◆ Records for the exercise:
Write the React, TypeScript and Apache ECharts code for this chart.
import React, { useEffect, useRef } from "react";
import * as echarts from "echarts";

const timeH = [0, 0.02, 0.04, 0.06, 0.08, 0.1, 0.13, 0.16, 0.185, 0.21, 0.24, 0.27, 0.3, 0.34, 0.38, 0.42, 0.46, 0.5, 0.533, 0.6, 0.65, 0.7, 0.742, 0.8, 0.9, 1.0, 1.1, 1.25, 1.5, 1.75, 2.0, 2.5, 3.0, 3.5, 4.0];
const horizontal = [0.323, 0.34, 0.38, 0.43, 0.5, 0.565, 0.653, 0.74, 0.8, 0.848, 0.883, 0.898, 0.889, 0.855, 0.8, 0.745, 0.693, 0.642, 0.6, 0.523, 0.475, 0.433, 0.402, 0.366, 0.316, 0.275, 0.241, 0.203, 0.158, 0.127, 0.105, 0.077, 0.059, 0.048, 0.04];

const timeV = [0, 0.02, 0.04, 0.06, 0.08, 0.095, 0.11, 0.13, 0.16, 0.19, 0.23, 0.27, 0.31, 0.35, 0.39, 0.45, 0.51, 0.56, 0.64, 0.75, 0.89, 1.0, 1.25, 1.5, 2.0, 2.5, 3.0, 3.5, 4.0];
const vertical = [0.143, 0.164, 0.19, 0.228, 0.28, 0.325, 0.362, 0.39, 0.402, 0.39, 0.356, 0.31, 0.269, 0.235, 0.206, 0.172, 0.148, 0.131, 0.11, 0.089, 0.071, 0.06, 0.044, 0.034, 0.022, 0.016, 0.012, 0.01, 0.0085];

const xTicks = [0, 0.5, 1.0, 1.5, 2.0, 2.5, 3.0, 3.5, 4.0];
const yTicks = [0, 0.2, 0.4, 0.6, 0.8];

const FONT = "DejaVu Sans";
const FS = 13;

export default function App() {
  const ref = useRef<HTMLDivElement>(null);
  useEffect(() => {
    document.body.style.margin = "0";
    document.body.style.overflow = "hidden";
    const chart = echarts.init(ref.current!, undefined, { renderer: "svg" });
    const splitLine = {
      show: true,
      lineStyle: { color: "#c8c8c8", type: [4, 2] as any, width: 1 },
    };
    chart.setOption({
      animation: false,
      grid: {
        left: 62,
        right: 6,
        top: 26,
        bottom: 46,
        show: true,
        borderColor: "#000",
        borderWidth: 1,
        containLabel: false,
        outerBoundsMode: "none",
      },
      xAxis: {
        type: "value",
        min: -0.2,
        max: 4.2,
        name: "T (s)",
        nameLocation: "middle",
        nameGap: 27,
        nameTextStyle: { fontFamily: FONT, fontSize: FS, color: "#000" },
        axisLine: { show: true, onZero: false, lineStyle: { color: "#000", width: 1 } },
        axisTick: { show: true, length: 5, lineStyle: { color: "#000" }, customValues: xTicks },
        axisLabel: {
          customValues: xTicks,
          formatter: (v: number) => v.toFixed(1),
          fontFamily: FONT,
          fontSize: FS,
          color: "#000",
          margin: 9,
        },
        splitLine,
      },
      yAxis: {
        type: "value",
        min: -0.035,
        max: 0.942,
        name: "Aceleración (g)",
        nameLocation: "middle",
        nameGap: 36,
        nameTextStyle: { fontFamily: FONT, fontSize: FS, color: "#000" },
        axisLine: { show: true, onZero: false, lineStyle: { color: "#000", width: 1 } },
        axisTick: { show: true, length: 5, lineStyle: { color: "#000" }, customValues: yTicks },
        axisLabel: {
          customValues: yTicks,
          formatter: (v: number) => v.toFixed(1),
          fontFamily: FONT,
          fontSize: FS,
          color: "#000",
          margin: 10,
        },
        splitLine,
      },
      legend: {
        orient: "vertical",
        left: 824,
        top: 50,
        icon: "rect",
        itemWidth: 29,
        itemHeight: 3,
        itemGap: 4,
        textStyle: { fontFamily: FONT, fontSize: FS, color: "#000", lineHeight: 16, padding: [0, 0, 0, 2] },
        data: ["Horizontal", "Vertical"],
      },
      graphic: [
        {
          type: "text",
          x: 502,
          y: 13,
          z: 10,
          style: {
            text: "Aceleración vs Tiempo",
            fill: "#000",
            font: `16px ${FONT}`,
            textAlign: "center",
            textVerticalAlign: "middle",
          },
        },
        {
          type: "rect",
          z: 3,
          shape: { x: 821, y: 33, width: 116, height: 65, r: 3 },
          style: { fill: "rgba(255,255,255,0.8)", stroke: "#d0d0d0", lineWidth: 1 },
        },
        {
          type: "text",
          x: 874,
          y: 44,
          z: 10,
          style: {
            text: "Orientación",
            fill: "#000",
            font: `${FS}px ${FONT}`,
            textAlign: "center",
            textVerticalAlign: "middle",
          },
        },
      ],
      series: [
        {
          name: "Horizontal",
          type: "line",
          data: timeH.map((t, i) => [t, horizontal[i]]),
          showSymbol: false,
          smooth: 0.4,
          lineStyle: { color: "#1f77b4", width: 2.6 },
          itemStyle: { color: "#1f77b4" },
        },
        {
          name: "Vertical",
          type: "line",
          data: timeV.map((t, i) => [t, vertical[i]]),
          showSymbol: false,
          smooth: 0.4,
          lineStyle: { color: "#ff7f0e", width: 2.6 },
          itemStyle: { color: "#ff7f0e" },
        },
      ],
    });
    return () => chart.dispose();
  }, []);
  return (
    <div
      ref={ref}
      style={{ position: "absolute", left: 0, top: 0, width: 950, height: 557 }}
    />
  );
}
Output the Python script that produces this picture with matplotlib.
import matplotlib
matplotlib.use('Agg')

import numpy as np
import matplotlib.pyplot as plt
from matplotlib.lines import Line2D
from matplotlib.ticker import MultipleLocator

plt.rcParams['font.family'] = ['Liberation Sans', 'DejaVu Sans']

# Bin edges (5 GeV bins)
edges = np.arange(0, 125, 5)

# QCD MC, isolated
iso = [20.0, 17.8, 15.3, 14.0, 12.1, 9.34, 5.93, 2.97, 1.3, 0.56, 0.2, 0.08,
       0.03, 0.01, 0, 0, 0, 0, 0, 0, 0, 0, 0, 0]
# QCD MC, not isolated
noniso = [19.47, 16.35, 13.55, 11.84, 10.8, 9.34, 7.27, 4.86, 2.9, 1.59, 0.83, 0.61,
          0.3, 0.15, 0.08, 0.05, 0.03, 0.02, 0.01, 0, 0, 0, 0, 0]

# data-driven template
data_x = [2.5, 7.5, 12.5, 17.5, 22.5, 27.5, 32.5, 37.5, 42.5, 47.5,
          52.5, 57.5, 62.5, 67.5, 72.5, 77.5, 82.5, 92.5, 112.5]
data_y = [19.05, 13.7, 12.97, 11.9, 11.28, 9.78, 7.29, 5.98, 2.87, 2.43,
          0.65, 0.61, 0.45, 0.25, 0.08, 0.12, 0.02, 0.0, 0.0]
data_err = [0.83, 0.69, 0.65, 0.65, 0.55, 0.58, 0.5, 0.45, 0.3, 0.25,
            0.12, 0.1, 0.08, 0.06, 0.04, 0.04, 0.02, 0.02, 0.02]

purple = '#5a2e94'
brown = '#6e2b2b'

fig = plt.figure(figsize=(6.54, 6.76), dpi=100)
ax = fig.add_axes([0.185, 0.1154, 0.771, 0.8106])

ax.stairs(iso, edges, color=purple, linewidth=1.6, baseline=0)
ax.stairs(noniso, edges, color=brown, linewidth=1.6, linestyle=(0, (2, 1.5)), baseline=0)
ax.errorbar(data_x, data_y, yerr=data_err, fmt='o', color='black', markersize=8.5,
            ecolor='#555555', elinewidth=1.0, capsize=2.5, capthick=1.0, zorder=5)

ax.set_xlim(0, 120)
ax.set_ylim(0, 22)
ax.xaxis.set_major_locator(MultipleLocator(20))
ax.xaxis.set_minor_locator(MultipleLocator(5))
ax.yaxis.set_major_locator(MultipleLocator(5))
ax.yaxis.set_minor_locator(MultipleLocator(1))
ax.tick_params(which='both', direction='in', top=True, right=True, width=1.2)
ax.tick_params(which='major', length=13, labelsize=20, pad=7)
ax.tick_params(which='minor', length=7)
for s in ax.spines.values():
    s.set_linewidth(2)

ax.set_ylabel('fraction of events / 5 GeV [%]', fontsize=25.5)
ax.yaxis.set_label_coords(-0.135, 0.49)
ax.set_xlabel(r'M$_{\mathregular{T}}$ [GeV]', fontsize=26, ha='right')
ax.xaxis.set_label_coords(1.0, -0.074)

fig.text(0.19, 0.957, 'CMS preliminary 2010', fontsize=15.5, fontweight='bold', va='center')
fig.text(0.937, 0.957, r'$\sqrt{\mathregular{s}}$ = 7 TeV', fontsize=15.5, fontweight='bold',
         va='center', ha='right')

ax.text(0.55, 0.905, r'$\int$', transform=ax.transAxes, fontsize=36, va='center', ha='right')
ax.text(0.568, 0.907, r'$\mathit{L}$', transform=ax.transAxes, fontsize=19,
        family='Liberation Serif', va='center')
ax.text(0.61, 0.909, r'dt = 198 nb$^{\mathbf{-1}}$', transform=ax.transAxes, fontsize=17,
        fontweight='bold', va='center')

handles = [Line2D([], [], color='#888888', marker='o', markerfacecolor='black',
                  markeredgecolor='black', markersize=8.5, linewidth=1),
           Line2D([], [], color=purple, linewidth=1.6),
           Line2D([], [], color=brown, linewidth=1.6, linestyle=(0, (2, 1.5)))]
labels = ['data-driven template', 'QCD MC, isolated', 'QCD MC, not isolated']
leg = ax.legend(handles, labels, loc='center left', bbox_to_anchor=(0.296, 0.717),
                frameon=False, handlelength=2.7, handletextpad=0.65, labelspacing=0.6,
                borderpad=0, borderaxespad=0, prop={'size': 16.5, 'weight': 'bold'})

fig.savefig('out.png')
* * *
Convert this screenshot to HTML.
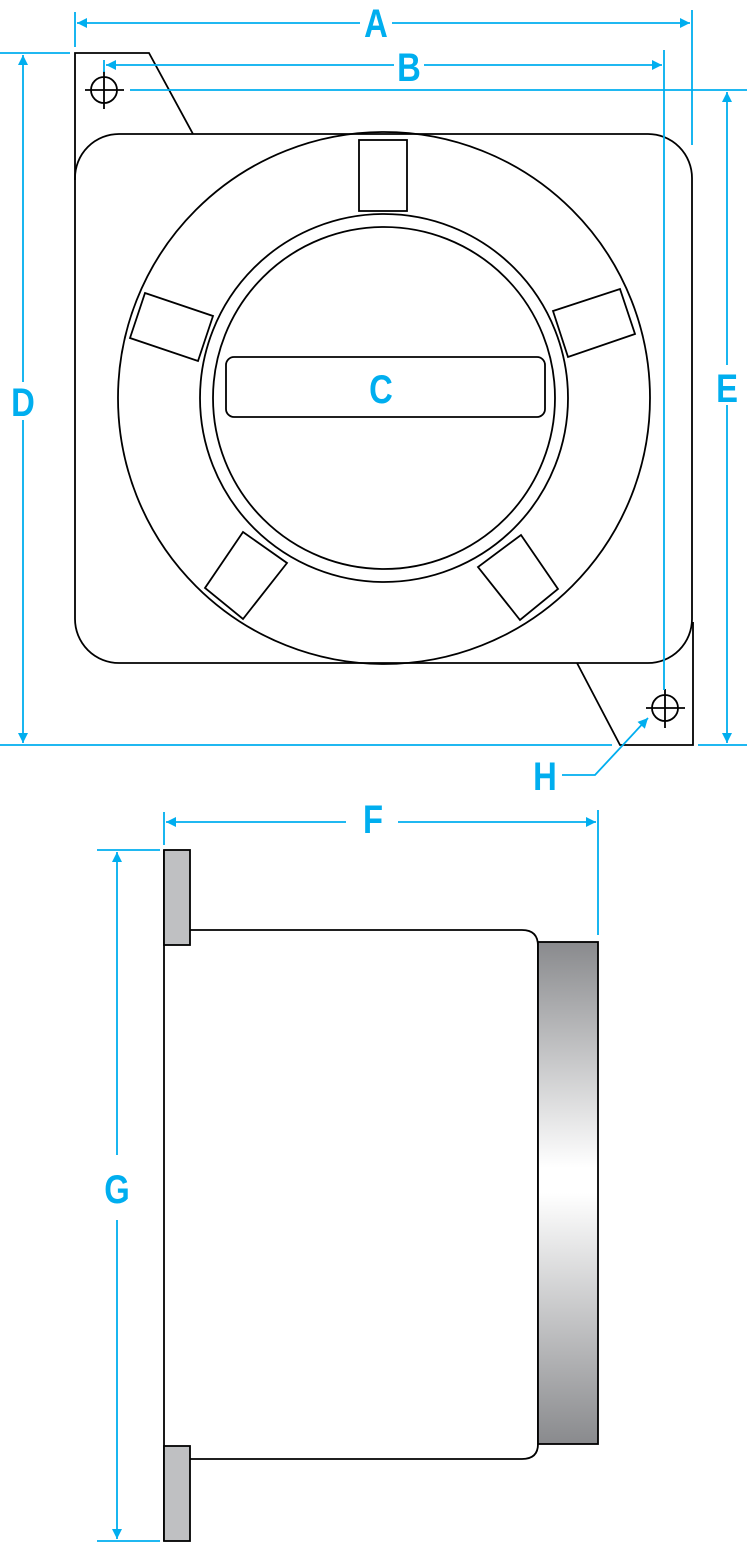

◆ Instructions to follow: Extract, word for word, every line beginning with the one that holds "Output the Python" and concluding with the one that holds "ax = fig.add_axes([0.185, 0.1154, 0.771, 0.8106])". Include both of those lines.

◆ Complete response:
Output the Python script that produces this picture with matplotlib.
import matplotlib
matplotlib.use('Agg')

import numpy as np
import matplotlib.pyplot as plt
from matplotlib.lines import Line2D
from matplotlib.ticker import MultipleLocator

plt.rcParams['font.family'] = ['Liberation Sans', 'DejaVu Sans']

# Bin edges (5 GeV bins)
edges = np.arange(0, 125, 5)

# QCD MC, isolated
iso = [20.0, 17.8, 15.3, 14.0, 12.1, 9.34, 5.93, 2.97, 1.3, 0.56, 0.2, 0.08,
       0.03, 0.01, 0, 0, 0, 0, 0, 0, 0, 0, 0, 0]
# QCD MC, not isolated
noniso = [19.47, 16.35, 13.55, 11.84, 10.8, 9.34, 7.27, 4.86, 2.9, 1.59, 0.83, 0.61,
          0.3, 0.15, 0.08, 0.05, 0.03, 0.02, 0.01, 0, 0, 0, 0, 0]

# data-driven template
data_x = [2.5, 7.5, 12.5, 17.5, 22.5, 27.5, 32.5, 37.5, 42.5, 47.5,
          52.5, 57.5, 62.5, 67.5, 72.5, 77.5, 82.5, 92.5, 112.5]
data_y = [19.05, 13.7, 12.97, 11.9, 11.28, 9.78, 7.29, 5.98, 2.87, 2.43,
          0.65, 0.61, 0.45, 0.25, 0.08, 0.12, 0.02, 0.0, 0.0]
data_err = [0.83, 0.69, 0.65, 0.65, 0.55, 0.58, 0.5, 0.45, 0.3, 0.25,
            0.12, 0.1, 0.08, 0.06, 0.04, 0.04, 0.02, 0.02, 0.02]

purple = '#5a2e94'
brown = '#6e2b2b'

fig = plt.figure(figsize=(6.54, 6.76), dpi=100)
ax = fig.add_axes([0.185, 0.1154, 0.771, 0.8106])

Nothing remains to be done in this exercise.